Los Cenci eran una de las familias más poderosas y aristocráticas de Roma y vivían en el Palazzo que había pertenecido a sus ancestros desde siglos atrás. Además, eran dueños de un castillo en Rieti.
Francesco Cenci era un déspota psicópata, de conductas violentas, que había tenido varios problemas con la justicia papal que resultó ser bastante indulgente con él dada su condición patricia y las generosas contribuciones a las siempre exigidas arcas vaticanas. De su matrimonio con Ersilia Santacroce, nacieron doce hijos, siete de los cuales llegaron a adultos, cinco varones y dos mujeres, Antonina y Beatrice.

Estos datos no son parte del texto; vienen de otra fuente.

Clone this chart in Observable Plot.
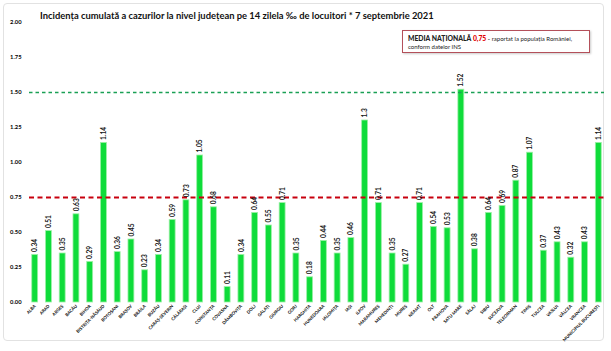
<!DOCTYPE html>
<html><head><meta charset="utf-8">
<script src="https://cdn.jsdelivr.net/npm/d3@7"></script>
<script src="https://cdn.jsdelivr.net/npm/@observablehq/plot@0.6"></script>
<style>
body{margin:0;background:#fff;}
#wrap{position:relative;width:611px;height:351px;overflow:hidden;font-family:Lato,"Liberation Sans",sans-serif;}
#frame{position:absolute;left:3px;top:3px;width:599px;height:336px;border:1px solid #e2e2e2;border-radius:4px;}
#title{position:absolute;left:40px;top:10px;font-weight:bold;font-size:9.4px;color:#111;white-space:nowrap;}
#box{position:absolute;left:402px;top:30px;width:188px;height:23px;border:1px solid #b4505a;box-shadow:1px 1px 2px #ccc;font-size:6px;line-height:8px;padding:3px 0 0 5px;box-sizing:border-box;color:#222;white-space:nowrap;}
#chart{position:absolute;left:0;top:0;}
</style></head>
<body><div id="wrap"><div id="frame"></div><div id="chart"></div>
<div id="title">Incidența cumulată a cazurilor la nivel județean pe 14 zilela ‰ de locuitori * 7 septembrie 2021</div>
<div id="box"><b style="font-size:6.8px;font-weight:900">MEDIA NAȚIONALĂ</b> <b style="color:#e00000;font-size:6.8px;font-weight:900">0,75</b> <b>-</b> raportat la populația României,<br>conform datelor INS</div>
</div>
<script>
const counties = ["ALBA","ARAD","ARGEȘ","BACĂU","BIHOR","BISTRIȚA-NĂSĂUD","BOTOȘANI","BRAȘOV","BRĂILA","BUZĂU","CARAȘ-SEVERIN","CĂLĂRAȘI","CLUJ","CONSTANȚA","COVASNA","DÂMBOVIȚA","DOLJ","GALAȚI","GIURGIU","GORJ","HARGHITA","HUNEDOARA","IALOMIȚA","IAȘI","ILFOV","MARAMUREȘ","MEHEDINȚI","MUREȘ","NEAMȚ","OLT","PRAHOVA","SATU MARE","SĂLAJ","SIBIU","SUCEAVA","TELEORMAN","TIMIȘ","TULCEA","VASLUI","VÂLCEA","VRANCEA","MUNICIPIUL BUCUREȘTI"];
const values = [0.34,0.51,0.35,0.63,0.29,1.14,0.36,0.45,0.23,0.34,0.59,0.73,1.05,0.68,0.11,0.34,0.64,0.55,0.71,0.35,0.18,0.44,0.35,0.46,1.3,0.71,0.35,0.27,0.71,0.54,0.53,1.52,0.38,0.64,0.69,0.87,1.07,0.37,0.43,0.32,0.43,1.14];
const nationalAverage = 0.75;
const threshold = 1.5;
const yTicks = [0,0.25,0.5,0.75,1,1.25,1.5,1.75,2];

const data = counties.map((c,i)=>({county:c, value:values[i]}));
const fmt = v => String(v);

const chart = Plot.plot({
  width: 611, height: 351,
  marginLeft: 29, marginRight: 7, marginTop: 22, marginBottom: 49,
  style: {fontFamily: "Lato, 'Liberation Sans', sans-serif", background: "transparent", overflow: "visible"},
  x: {domain: counties, paddingInner: 0.57, paddingOuter: 0.2, label: null},
  y: {domain: [0,2], label: null},
  marks: [
    Plot.barY(data, {x:"county", y:"value", fill:"#0fdc3a", stroke:"#9cf0a6", strokeWidth:0.8}),
    Plot.ruleY([nationalAverage], {stroke:"#c8000e", strokeWidth:2, strokeDasharray:"5,3.5"}),
    Plot.ruleY([threshold], {stroke:"#1aa055", strokeWidth:1.3, strokeDasharray:"3.5,3"}),
    Plot.text(data, {x:"county", y:"value", text:d=>fmt(d.value), rotate:-90, textAnchor:"start", dy:-3, fontSize:6.6, fontWeight:"bold", fill:"#111"}),
    Plot.axisY({ticks: yTicks, tickSize:0, tickPadding:8, tickFormat:d=>d.toFixed(2), fontSize:5.8, fontWeight:"bold", label:null}),
    Plot.axisX({tickSize:0, tickPadding:3, tickRotate:-45, fontSize:4.3, fontWeight:"bold", label:null})
  ]
});
document.getElementById("chart").appendChild(chart);
</script>
</body></html>
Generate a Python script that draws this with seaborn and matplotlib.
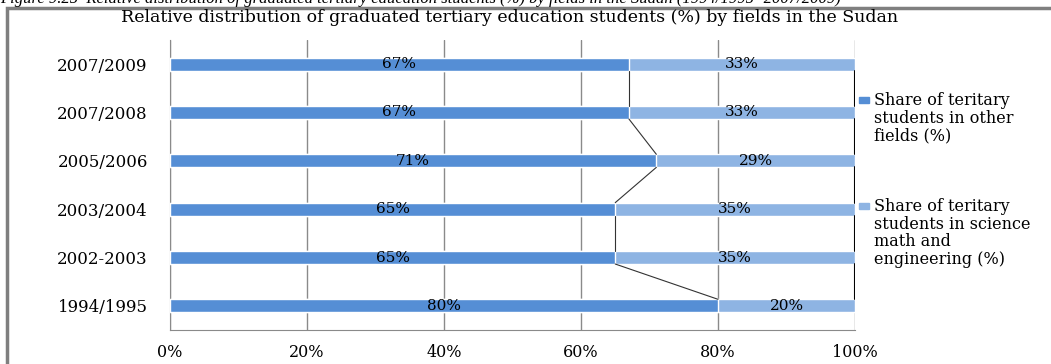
import numpy as np
import pandas as pd
import seaborn as sns
import matplotlib.pyplot as plt
from matplotlib.patches import Rectangle

# data (top to bottom)
years = ['2007/2009', '2007/2008', '2005/2006', '2003/2004', '2002-2003', '1994/1995']
other_fields = [67, 67, 71, 65, 65, 80]
science_math = [33, 33, 29, 35, 35, 20]

dark = '#558ED5'
light = '#8EB4E3'
grid_col = '#8A8A8A'

df = pd.DataFrame({'year': years, 'other': other_fields, 'science': science_math})
df['total'] = df['other'] + df['science']

sns.set_style('white')
plt.rcParams['font.family'] = ['DejaVu Serif']
plt.rcParams['text.color'] = 'black'
plt.rcParams['xtick.labelcolor'] = 'black'
plt.rcParams['ytick.labelcolor'] = 'black'

fig = plt.figure(figsize=(10.51, 3.64), dpi=100)
ax = fig.add_axes([170 / 1051, 1 - 330 / 364, 685 / 1051, 290 / 364])

bw = 0.27
# stacked: full bar in light, then the "other" share on top in dark
sns.barplot(data=df, y='year', x='total', color=light, orient='h', width=bw,
            saturation=1, ax=ax, zorder=3)
sns.barplot(data=df, y='year', x='other', color=dark, orient='h', width=bw,
            saturation=1, ax=ax, zorder=4)

# segment labels
for i, (o, s) in enumerate(zip(df['other'], df['science'])):
    ax.text(o / 2, i, f'{o}%', ha='center', va='center', fontsize=11, zorder=6)
    ax.text(o + s / 2, i, f'{s}%', ha='center', va='center', fontsize=11, zorder=6)

# series lines between bars
for i in range(len(df) - 1):
    ax.plot([df['other'][i], df['other'][i + 1]], [i + bw / 2, i + 1 - bw / 2],
            color='#333333', lw=0.8, zorder=5)
    ax.plot([df['total'][i], df['total'][i + 1]], [i + bw / 2, i + 1 - bw / 2],
            color='black', lw=1.5, zorder=5)

ax.set_xlim(0, 100)
ax.set_ylim(len(df) - 0.5, -0.5)
ax.set_xticks(np.arange(0, 101, 20))
ax.set_xticklabels([f'{v}%' for v in range(0, 101, 20)], fontsize=11.5)
ax.tick_params(axis='x', direction='out', length=6, color=grid_col, pad=4)
ax.tick_params(axis='y', length=0, pad=16, labelsize=12)
ax.set_xlabel('')
ax.set_ylabel('')
ax.grid(axis='x', color=grid_col, lw=1, zorder=0)
ax.set_axisbelow(True)
for sp in ['top', 'right']:
    ax.spines[sp].set_visible(False)
ax.spines['bottom'].set_color(grid_col)
ax.spines['left'].set_color(grid_col)

# chart title
fig.text(510 / 1051, 1 - 18 / 364, 'Relative distribution of graduated tertiary education students (%) by fields in the Sudan',
         ha='center', va='center', fontsize=12.5)

# cropped caption at the very top
fig.text(0.0, 1 + 1 / 364, 'Figure 9.25  Relative distribution of graduated tertiary education students (%) by fields in the Sudan (1994/1995- 2007/2009)',
         ha='left', va='center', fontsize=12, style='italic', family='Liberation Serif')

# chart frame
fig.patches.append(Rectangle((7 / 1051, -0.05), 1.2, 1 - 8 / 364 + 0.05, transform=fig.transFigure,
                             fill=False, edgecolor='#7F7F7F', lw=2.5, zorder=0))

# legend
leg_items = [(dark, 'Share of teritary\nstudents in other\nfields (%)', 100),
             (light, 'Share of teritary\nstudents in science\nmath and\nengineering (%)', 206)]
for col, lab, ypx in leg_items:
    fig.patches.append(Rectangle((859 / 1051, 1 - (ypx + 3) / 364), 10 / 1051, 6 / 364,
                                 transform=fig.transFigure, color=col))
    fig.text(874 / 1051, 1 - (ypx - 8) / 364, lab, ha='left', va='top', fontsize=11.5,
             linespacing=1.05)

fig.savefig('out.png', dpi=100)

Sus principales víctimas eran sus propios hijos, receptores de la violencia e inmoralidad paterna. Antonina, la mayor de las hermanas, suplicó la asistencia del Papa Clemente VIII (el mismo que condenó a Giordano Bruno a la hoguera). El sumo pontífice favoreció el matrimonio de Antonina con Carlo Gabrielle y forzó a Francesco al pago de un importante dote por el enlace de su hija.
Temeroso de que Beatrice siguiese los pasos de su hermana, Francesco la encerró junto a su madre en el castillo de Rieti, llamado La Rocca.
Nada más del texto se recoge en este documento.